This week’s issue of eWeek features a comparative review of ESB products, including open-source offerings. eWeek Labs Director Jim Rapoza summarizes: “The Sonic ESB platform defined the ESB category, and Version 7.0 is the most mature and capable ESB available; Sonic ESB, coupled with the Sonic SOA Suite, is a powerful services platform.”
The feature can be found online at http://www.eweek.com/article2/0,1895,1997940,00.asp. It has nice things to say about each product, but also has a few digs for each one. I have included some excerpts from the article that I found interesting -
From the summary -
Cape Clear Software’s Cape Clear ESB 6.6
This ESB offering provides good developer and BPM tools, as well as strong standards support (www.capeclear.com)
Iona Technologies’ Artix 4.0
An ESB platform that provides simple-to-use tool sets with powerful integration capabilities (www.iona.com)

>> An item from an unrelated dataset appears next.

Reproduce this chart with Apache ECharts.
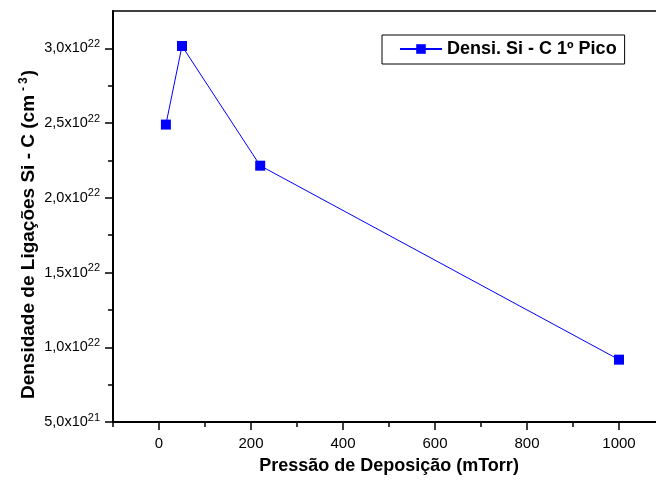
<!DOCTYPE html>
<html>
<head>
<meta charset="utf-8">
<script src="https://cdn.jsdelivr.net/npm/echarts@6/dist/echarts.min.js"></script>
<style>
  html, body { margin: 0; padding: 0; background: #fff; }
  #chart { width: 656px; height: 484px; }
</style>
</head>
<body>
<div id="chart"></div>
<script>
// Deposition pressure (mTorr) and Si-C bond density (cm^-3), first peak
const pressure = [15, 50, 220, 1000];
const density = [2.49e22, 3.016e22, 2.215e22, 0.917e22];

const xMajorTicks = [0, 200, 400, 600, 800, 1000];
const xMinorTicks = [-100, 100, 300, 500, 700, 900, 1100];
const yMajorTicks = [5e21, 1e22, 1.5e22, 2e22, 2.5e22, 3e22];
const yMinorTicks = [7.5e21, 1.25e22, 1.75e22, 2.25e22, 2.75e22];

const seriesName = 'Densi. Si - C 1º Pico';
const xTitle = 'Pressão de Deposição (mTorr)';

const FONT = '"Liberation Sans", Arial, sans-serif';

// "3,0x10^22" style label built from a number
function sciLabel(v) {
  const e = Math.floor(Math.log10(v) + 1e-9);
  const m = v / Math.pow(10, e);
  return '{m|' + m.toFixed(1).replace('.', ',') + 'x10}{e|' + e + '}';
}

const chart = echarts.init(document.getElementById('chart'), null, { renderer: 'canvas' });

const X_MIN = -100, X_MAX = 1100;
const Y_MIN = 5e21, Y_MAX = 3.25e22;

chart.setOption({
  animation: false,
  backgroundColor: '#fff',
  grid: {
    left: 113, top: 11, width: 552, height: 411,
    show: true, borderColor: '#000', borderWidth: 1.5,
    containLabel: false,
    outerBoundsMode: 'none'
  },
  legend: {
    left: 382, top: 35,
    padding: [5, 8, 6, 17],
    borderColor: '#000', borderWidth: 1,
    itemWidth: 42, itemHeight: 12,
    textStyle: { fontFamily: FONT, fontWeight: 'bold', fontSize: 18, color: '#000' },
    data: [seriesName]
  },
  xAxis: [
    {
      type: 'value', min: X_MIN, max: X_MAX,
      name: xTitle, nameLocation: 'middle', nameGap: 35, nameMoveOverlap: false,
      nameTextStyle: { fontFamily: FONT, fontWeight: 'bold', fontSize: 18, color: '#000' },
      axisLine: { show: true, onZero: false, lineStyle: { color: '#000', width: 2 } },
      axisTick: { show: true, inside: false, length: 8, customValues: xMajorTicks, lineStyle: { color: '#000', width: 1.5 } },
      axisLabel: {
        show: true, customValues: xMajorTicks, margin: 14,
        formatter: v => String(v),
        fontFamily: FONT, fontSize: 15, color: '#000'
      },
      splitLine: { show: false }
    },
    {
      type: 'value', min: X_MIN, max: X_MAX, position: 'bottom',
      axisLine: { show: false, onZero: false },
      axisTick: { show: true, inside: false, length: 5, customValues: xMinorTicks, lineStyle: { color: '#000', width: 1.5 } },
      axisLabel: { show: false },
      splitLine: { show: false }
    }
  ],
  yAxis: [
    {
      type: 'value', min: Y_MIN, max: Y_MAX,
      name: '{t|Densidade de Ligações Si - C (cm}{s|-}{s3|3}{t|)}',
      nameLocation: 'middle', nameGap: 73, nameMoveOverlap: false,
      nameTextStyle: {
        padding: [0, 36, 0, 0],
        rich: {
          t: { fontFamily: FONT, fontWeight: 'bold', fontSize: 19, color: '#000' },
          s: { fontFamily: FONT, fontWeight: 'bold', fontSize: 12, color: '#000', padding: [0, 3, 10, 4] },
          s3: { fontFamily: FONT, fontWeight: 'bold', fontSize: 12, color: '#000', padding: [0, 1, 10, 0] }
        }
      },
      axisLine: { show: true, onZero: false, lineStyle: { color: '#000', width: 2 } },
      axisTick: { show: true, inside: false, length: 8, customValues: yMajorTicks, lineStyle: { color: '#000', width: 1.5 } },
      axisLabel: {
        show: true, customValues: yMajorTicks, margin: 13,
        formatter: sciLabel,
        rich: {
          m: { fontFamily: FONT, fontSize: 14.5, color: '#000' },
          e: { fontFamily: FONT, fontSize: 11, color: '#000', padding: [0, 0, 9, 0] }
        }
      },
      splitLine: { show: false }
    },
    {
      type: 'value', min: Y_MIN, max: Y_MAX, position: 'left',
      axisLine: { show: false, onZero: false },
      axisTick: { show: true, inside: false, length: 5, customValues: yMinorTicks, lineStyle: { color: '#000', width: 1.5 } },
      axisLabel: { show: false },
      splitLine: { show: false }
    }
  ],
  series: [
    {
      name: seriesName,
      type: 'line',
      xAxisIndex: 0, yAxisIndex: 0,
      data: pressure.map((p, i) => [p, density[i]]),
      symbol: 'rect', symbolSize: 10,
      itemStyle: { color: '#0000ff' },
      lineStyle: { color: '#0000ff', width: 1 }
    }
  ]
});
</script>
</body>
</html>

Sonic Software’s Sonic ESB 7.0
The Sonic ESB platform defined the ESB category, and Version 7.0 is the most mature and capable ESB available; Sonic ESB, coupled with the Sonic SOA Suite, is a powerful services platform (www.sonicsoftware.com)
From the Article -
Cape Clear -
…Cape Clear also comes with a Web-based management console for viewing activity on the ESB server and for performing actions such as defining routing options. While we like this interface for the areas it works in, it could use more options for BPM (business process management) and routing.
Sonic ESB -
…It’s often great to be a pioneer, and Sonic Software can certainly make that claim in the areas of messaging, Web services and ESBs.
…Over time, one benefit of being a pioneer is accrued experience in the field and a set of mature and time-tested products.
…Like its competitors, Workbench now includes improved interfaces for creating BPEL-based process orchestrations, and it also has some very nice, almost-BPM-level features for managing and testing processes within the ESB environment…
Iona Artix -
…With an Eclipse-everywhere philosophy, Artix now also bases its management console on Eclipse. Using this interface, we were able to access all of our containers and messaging options, but it was not the most user-friendly ESB management interface we’ve ever seen. It’s possible that Eclipse is better suited for development than management.
…Another big improvement in Artix 4.0–necessary to catch up with other ESBs–is the addition, by default, of the ActiveMQ open-source JMS. [DC - This is a good thing? All JMS implementations are not created equal.]
Open Source ESB (Celtix and Mule)
…Celtix is backed by and uses code provided by Iona, though it is completely unrelated to Iona’s Artix ESB.
…However, both Celtix and Mule are mainly engines, and organizations looking for advanced interfaces such as those provided by commercial ESBs will probably be disappointed. Both products offer plug-in options for the Eclipse development environment, but we found the plug-ins fairly basic in form, serving mostly to assist in accessing the ESB during services development.